Immerse yourself in the Wild West culture while visiting the "Town Too Tough To Die". © Rex Vogel, all rights reserved

A Snowbird winter in Ol’ Airy Zonie would be incomplete without taking in the sights of Tombstone. No other destination reflects Arizona’s Wild West culture better than this community.

During its 1880s heyday, the “Town Too Tough to Die” boasted 10,000 gunslingers, gamblers, prospectors, and prostitutes. Sparked by Edward Schieffelin’s fabulous silver strike (skeptics warned he’d only find his own tombstone), the raucous town boasted more than 60 saloons. It was considered the most cosmopolitan hub between St. Louis and San Francisco.

Tombstone is perhaps most well-known for the famous street fight near the OK Corral between Wyatt, Virgil and Morgan Earp and Doc Holliday vs. Frank and Tom McLaury, and Billy and Ike Clanton.

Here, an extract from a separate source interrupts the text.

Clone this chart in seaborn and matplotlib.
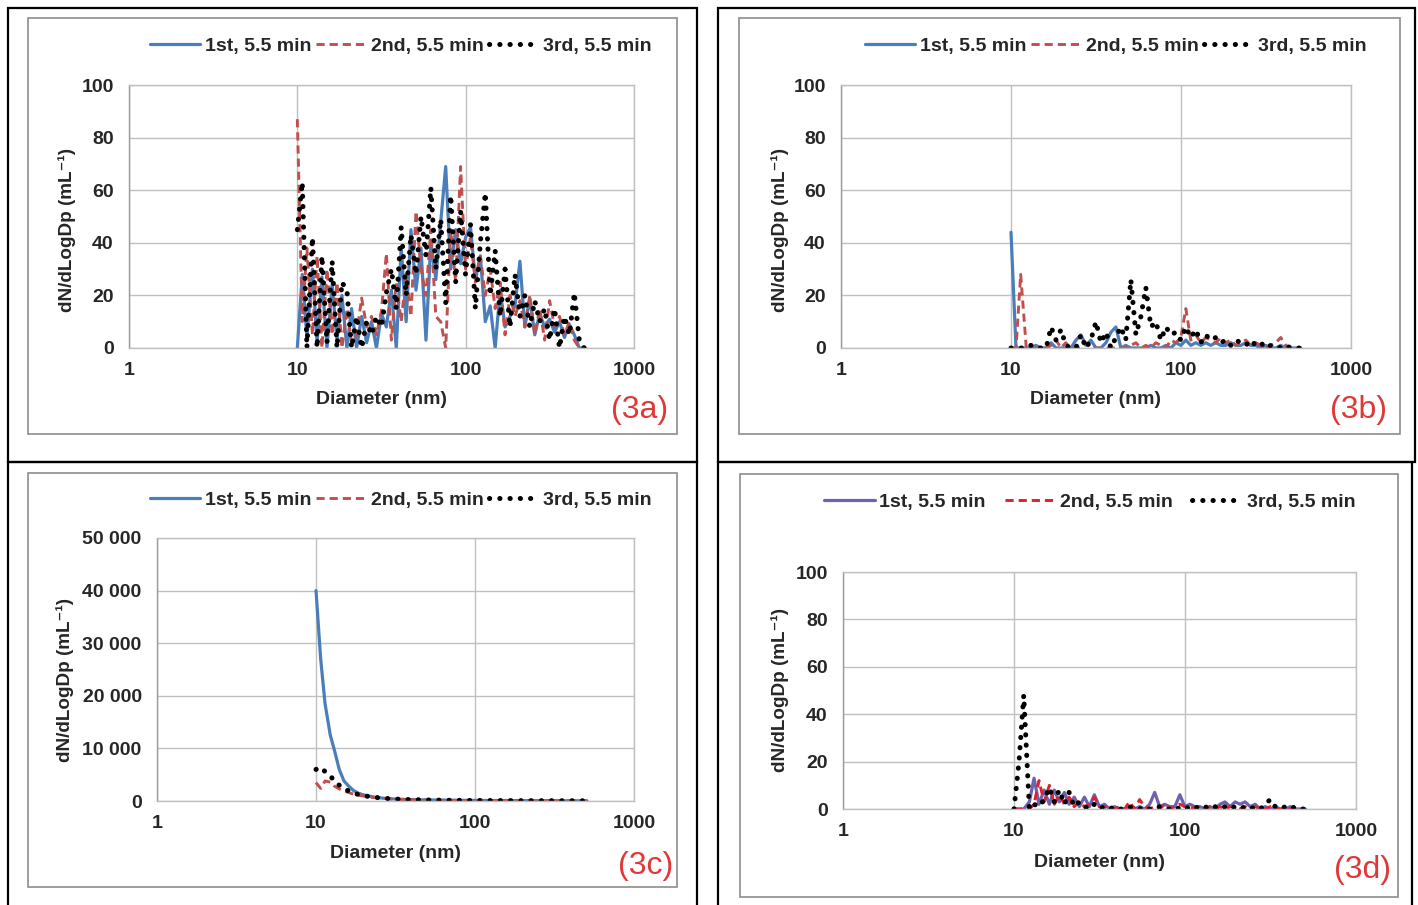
import matplotlib
matplotlib.use("Agg")
import numpy as np
import pandas as pd
import matplotlib.pyplot as plt
import seaborn as sns
from matplotlib.patches import Rectangle
from matplotlib.ticker import FixedLocator, NullLocator, FuncFormatter

# diametres des canaux (nm)
diam = [10.0, 10.7, 11.4, 12.3, 13.1, 14.0, 15.0, 16.1, 17.2, 18.4,
        19.7, 21.0, 22.5, 24.1, 25.8, 27.6, 29.5, 31.6, 33.8, 36.2,
        38.7, 41.4, 44.3, 47.3, 50.7, 54.3, 58.1, 62.1, 66.5, 71.1,
        76.1, 81.5, 87.2, 93.3, 99.8, 106.8, 114.2, 122.2, 130.8, 139.9,
        149.7, 160.2, 171.4, 183.4, 196.3, 210.0, 224.7, 240.5, 257.3, 275.3,
        294.6, 315.2, 337.3, 360.9, 386.1, 413.2, 442.1, 473.0, 506.1]

series_names = ["1st, 5.5 min", "2nd, 5.5 min", "3rd, 5.5 min"]

# (3a)
a_1st = [0, 28, 4, 30, 2, 27, 0, 24, 3, 20,
         0, 15, 0, 12, 2, 10, 0, 13, 8, 22,
         0, 38, 10, 45, 22, 38, 3, 40, 26, 48,
         69, 30, 45, 32, 42, 46, 26, 35, 10, 16,
         0, 22, 8, 12, 16, 33, 8, 19, 5, 13,
         8, 11, 6, 10, 4, 9, 5, 0, 0]
a_2nd = [87, 10, 38, 5, 35, 0, 30, 5, 25, 0,
         15, 2, 5, 19, 8, 12, 5, 14, 36, 3,
         25, 10, 28, 12, 52, 30, 20, 45, 12, 10,
         0, 45, 25, 69, 30, 42, 25, 35, 20, 30,
         15, 25, 5, 20, 12, 18, 8, 20, 5, 15,
         3, 18, 8, 12, 5, 10, 3, 0, 0]
a_3rd = [45, 63, 0, 42, 0, 35, 2, 33, 0, 25,
         22, 0, 12, 0, 10, 5, 12, 8, 21, 30,
         15, 46, 20, 43, 28, 50, 35, 61, 30, 49,
         17, 58, 25, 52, 28, 47, 15, 40, 59, 20,
         37, 12, 30, 8, 28, 12, 20, 8, 18, 10,
         15, 3, 15, 0, 12, 5, 21, 3, 0]

# (3b)
b_1st = [44, 0, 0, 0, 0, 1, 0, 0, 2, 0,
         0, 0, 0, 3, 5, 1, 3, 0, 0, 2,
         6, 8, 0, 1, 0, 0, 0, 0, 1, 0,
         0, 1, 0, 2, 1, 3, 1, 2, 1, 2,
         1, 2, 1, 1, 2, 1, 1, 2, 1, 1,
         0, 1, 0, 0, 1, 0, 0, 0, 0]
b_2nd = [0, 0, 28, 0, 0, 0, 0, 0, 1, 3,
         0, 2, 0, 0, 0, 2, 0, 0, 0, 0,
         0, 0, 0, 0, 1, 2, 0, 1, 0, 2,
         1, 0, 3, 2, 4, 15, 3, 5, 2, 4,
         3, 2, 4, 2, 3, 1, 2, 3, 1, 2,
         1, 0, 1, 2, 4, 1, 0, 0, 0]
b_3rd = [0, 0, 0, 0, 1, 0, 0, 0, 8, 3,
         7, 1, 0, 0, 5, 0, 3, 10, 2, 6,
         0, 4, 8, 3, 26, 5, 12, 23, 8, 10,
         3, 8, 5, 6, 3, 8, 4, 7, 2, 5,
         3, 4, 2, 3, 1, 3, 2, 1, 3, 1,
         2, 0, 1, 1, 0, 1, 0, 0, 0]

# (3c)
c_1st = [40000, 27000, 18500, 12500, 9500, 6000, 3800, 2800, 2000, 1500,
         1200, 1000, 820, 680, 570, 480, 420, 370, 330, 300,
         270, 250, 230, 210, 195, 180, 170, 160, 150, 140,
         130, 125, 120, 115, 110, 105, 100, 95, 90, 88,
         85, 82, 80, 78, 75, 72, 70, 68, 65, 62,
         60, 58, 55, 52, 50, 48, 45, 42, 40]
c_2nd = [3500, 2400, 3800, 3600, 2800, 2300, 1900, 1600, 1300, 1100,
         950, 820, 700, 600, 520, 450, 400, 360, 320, 290,
         260, 240, 220, 200, 185, 170, 160, 150, 140, 130,
         120, 115, 110, 105, 100, 95, 90, 86, 82, 78,
         75, 72, 70, 68, 65, 62, 60, 58, 55, 52,
         50, 48, 46, 44, 42, 40, 38, 36, 35]
c_3rd = [6000, 6400, 5600, 4800, 3700, 3000, 2300, 1900, 1500, 1250,
         1050, 900, 780, 660, 570, 490, 430, 380, 340, 300,
         270, 250, 230, 210, 195, 180, 165, 155, 145, 135,
         125, 120, 115, 110, 105, 100, 96, 92, 88, 85,
         82, 80, 78, 75, 72, 70, 68, 66, 64, 62,
         60, 58, 56, 54, 52, 50, 48, 46, 44]

# (3d)
d_1st = [0, 0, 0, 3, 13, 2, 8, 2, 8, 3,
         7, 2, 5, 1, 5, 1, 6, 1, 2, 0,
         1, 0, 0, 1, 0, 1, 0, 2, 7, 1,
         2, 1, 1, 6, 1, 2, 1, 1, 0, 1,
         0, 2, 3, 1, 3, 2, 3, 1, 2, 0,
         1, 0, 1, 0, 0, 1, 0, 0, 0]
d_2nd = [0, 0, 0, 0, 2, 12, 3, 10, 2, 6,
         2, 5, 1, 3, 1, 2, 5, 1, 1, 0,
         0, 1, 0, 3, 0, 4, 1, 0, 1, 0,
         2, 0, 1, 2, 1, 1, 0, 1, 0, 1,
         0, 1, 0, 1, 1, 0, 1, 0, 1, 0,
         0, 1, 0, 0, 0, 0, 0, 0, 0]
d_3rd = [0, 20, 48, 0, 2, 1, 4, 9, 3, 8,
         2, 7, 1, 3, 1, 0, 2, 0, 1, 0,
         1, 0, 0, 1, 0, 0, 1, 0, 0, 1,
         0, 0, 1, 0, 1, 0, 1, 0, 1, 0,
         1, 0, 1, 0, 1, 0, 1, 0, 1, 0,
         2, 4, 1, 0, 1, 0, 1, 0, 0]

sns.set_style("white")
plt.rcParams["font.family"] = ["Liberation Sans", "DejaVu Sans"]
plt.rcParams["font.weight"] = "bold"

W, H = 1418, 905
fig = plt.figure(figsize=(W / 100, H / 100), dpi=100)


def cadre(x0, y0, x1, y1, **kw):
    fig.add_artist(Rectangle((x0 / W, 1 - y1 / H), (x1 - x0) / W, (y1 - y0) / H,
                             transform=fig.transFigure, fill=False, **kw))


# cellules du tableau et cadres des graphiques
cadre(8, 8, 697, 462, ec="black", lw=1.6)
cadre(718, 8, 1415, 462, ec="black", lw=1.6)
cadre(8, 462, 697, 915, ec="black", lw=1.6)
cadre(718, 462, 1412, 915, ec="black", lw=1.6)
cadre(28, 18, 677, 434, ec="#8C8C8C", lw=1.2)
cadre(739, 18, 1400, 434, ec="#8C8C8C", lw=1.2)
cadre(28, 473, 677, 887, ec="#8C8C8C", lw=1.2)
cadre(740, 474, 1398, 897, ec="#8C8C8C", lw=1.2)

styles = [dict(linewidth=2.3, linestyle="-"),
          dict(linewidth=2.1, linestyle=(0, (2.8, 1.7))),
          dict(linewidth=3.6, linestyle=(0, (0.05, 2.0)), dash_capstyle="round")]

FS = 14


def panneau(rect, ys, couleurs, ymax, ystep, leg_xy, colsp, ylab_xy, xlab_xy,
            tag, tag_xy, yfmt):
    x0, y0, x1, y1 = rect
    ax = fig.add_axes([x0 / W, 1 - y1 / H, (x1 - x0) / W, (y1 - y0) / H])
    for nom, y, c, st in zip(series_names, ys, couleurs, styles):
        df = pd.DataFrame({"diametre": diam, "valeur": y})
        sns.lineplot(data=df, x="diametre", y="valeur", ax=ax, color=c,
                     label=nom, errorbar=None, **st)
    ax.set_xscale("log")
    ax.set_xlim(1, 1000)
    ax.set_ylim(0, ymax)
    ax.xaxis.set_major_locator(FixedLocator([1, 10, 100, 1000]))
    ax.xaxis.set_minor_locator(NullLocator())
    ax.xaxis.set_major_formatter(FuncFormatter(lambda v, p: f"{v:g}"))
    ax.set_yticks(np.arange(0, ymax + 1, ystep))
    ax.yaxis.set_major_formatter(FuncFormatter(yfmt))
    ax.grid(True, color="#BFBFBF", lw=1.0)
    ax.set_axisbelow(True)
    for sp in ax.spines.values():
        sp.set_color("#BFBFBF")
        sp.set_linewidth(1.0)
    ax.spines["left"].set_color("#9A9A9A")
    ax.tick_params(axis="both", length=0, labelsize=FS)
    ax.tick_params(axis="y", pad=11)
    ax.tick_params(axis="x", pad=10)

    ax.set_xlabel("Diameter (nm)", fontsize=FS, fontweight="bold")
    ax.xaxis.label.set_va("center")
    ax.xaxis.set_label_coords((xlab_xy[0] - x0) / (x1 - x0), (y1 - xlab_xy[1]) / (y1 - y0))
    ax.set_ylabel("dN/dLogDp (mL\u207b\u00b9)", fontsize=13.6, fontweight="bold")
    ax.yaxis.label.set_va("center")
    ax.yaxis.set_label_coords((ylab_xy[0] - x0) / (x1 - x0), (y1 - ylab_xy[1]) / (y1 - y0))

    h, l = ax.get_legend_handles_labels()
    ax.legend(h, l, loc="center", bbox_to_anchor=(leg_xy[0] / W, 1 - leg_xy[1] / H),
              bbox_transform=fig.transFigure, ncol=3, frameon=False,
              handlelength=2.6, handletextpad=0.22, columnspacing=colsp,
              fontsize=FS, borderaxespad=0, borderpad=0)
    fig.text(tag_xy[0] / W, 1 - tag_xy[1] / H, tag, color="#E03838", fontsize=23,
             fontweight="normal", ha="center", va="center")
    return ax


fmt_simple = lambda v, p: f"{v:.0f}"
fmt_milliers = lambda v, p: f"{int(v):,}".replace(",", " ")

bleu, rouge, noir = "#4A7EBB", "#C0504D", "black"

panneau((129, 85, 634, 348), [a_1st, a_2nd, a_3rd], [bleu, rouge, noir], 100, 20,
        (401, 46), 0.25, (67, 230), (381, 400), "(3a)", (640, 410), fmt_simple)
panneau((841, 85, 1351, 348), [b_1st, b_2nd, b_3rd], [bleu, rouge, noir], 100, 20,
        (1116, 46), 0.25, (780, 230), (1096, 400), "(3b)", (1358, 410), fmt_simple)
panneau((157, 538, 634, 801), [c_1st, c_2nd, c_3rd], [bleu, rouge, noir], 50000, 10000,
        (401, 500), 0.25, (65, 680), (396, 853), "(3c)", (646, 866), fmt_milliers)
panneau((843, 572, 1356, 809), [d_1st, d_2nd, d_3rd], ["#6E62B0", "#E0202A", noir], 100, 20,
        (1090, 502), 1.0, (780, 690), (1099, 862), "(3d)", (1362, 870), fmt_simple)

fig.savefig("out.png", dpi=100)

The old Birdcage Theatre located on 6th and Allen Streets is a famous Old West landmark and arguably America’s most popular honky-tonk between 1881 and 1889. The site of 16 gunfights, Bird Cage Theatre walls still bear the scars of 140 authentic bullet holes from the nine years that it was open, 24 hours a day.

Wyatt Earp met his third wife, Sadie Marcus, at the Bird Cage, which is named for the 14 bird cage crib compartments that overhang the ceiling, sporting red velvet drapes and trimmings. Ladies of the evening once advertised their assets from these “gilded” cages.

Meander on foot through the streets of Tombstone, or take a narrated stagecoach tour.

Arizona RV Guide

The Arizona RV Guide 2010-2011, a comprehensive guide written to assist Snowbirds planning to visit Arizona, is now available and can be downloaded FREE from its website. It provides descriptions and details about each listed RV park, resort and campground, organized by region, within the state. It also shows a quick, convenient reference list of amenities, plus inclusion of local attractions and services in each area.

Note: Arizona is on Mountain Standard Time and does not observe Daylight Savings Time.

Positive features of wintering in Arizona: Warm weather, great hiking opportunities, rock hounding, baseball spring training, proximity to Mexico, variety of golfing opportunities, availability of citrus and fresh vegetables, boondocking heaven, flea markets, national parks, historic sites, spring wildflowers

Negative features: traffic congestion, air quality

Worth Pondering…

Alone in the open desert,

I have made up songs of wild, poignant rejoicing and transcendent melancholy.

The world has seemed more beautiful to me than ever before.

I have loved the red rocks, the twisted trees, the sand blowing in the wind, the slow, sunny clouds crossing the sky, the shafts of moonlight on my bed at night.

I have seemed to be at one with the world.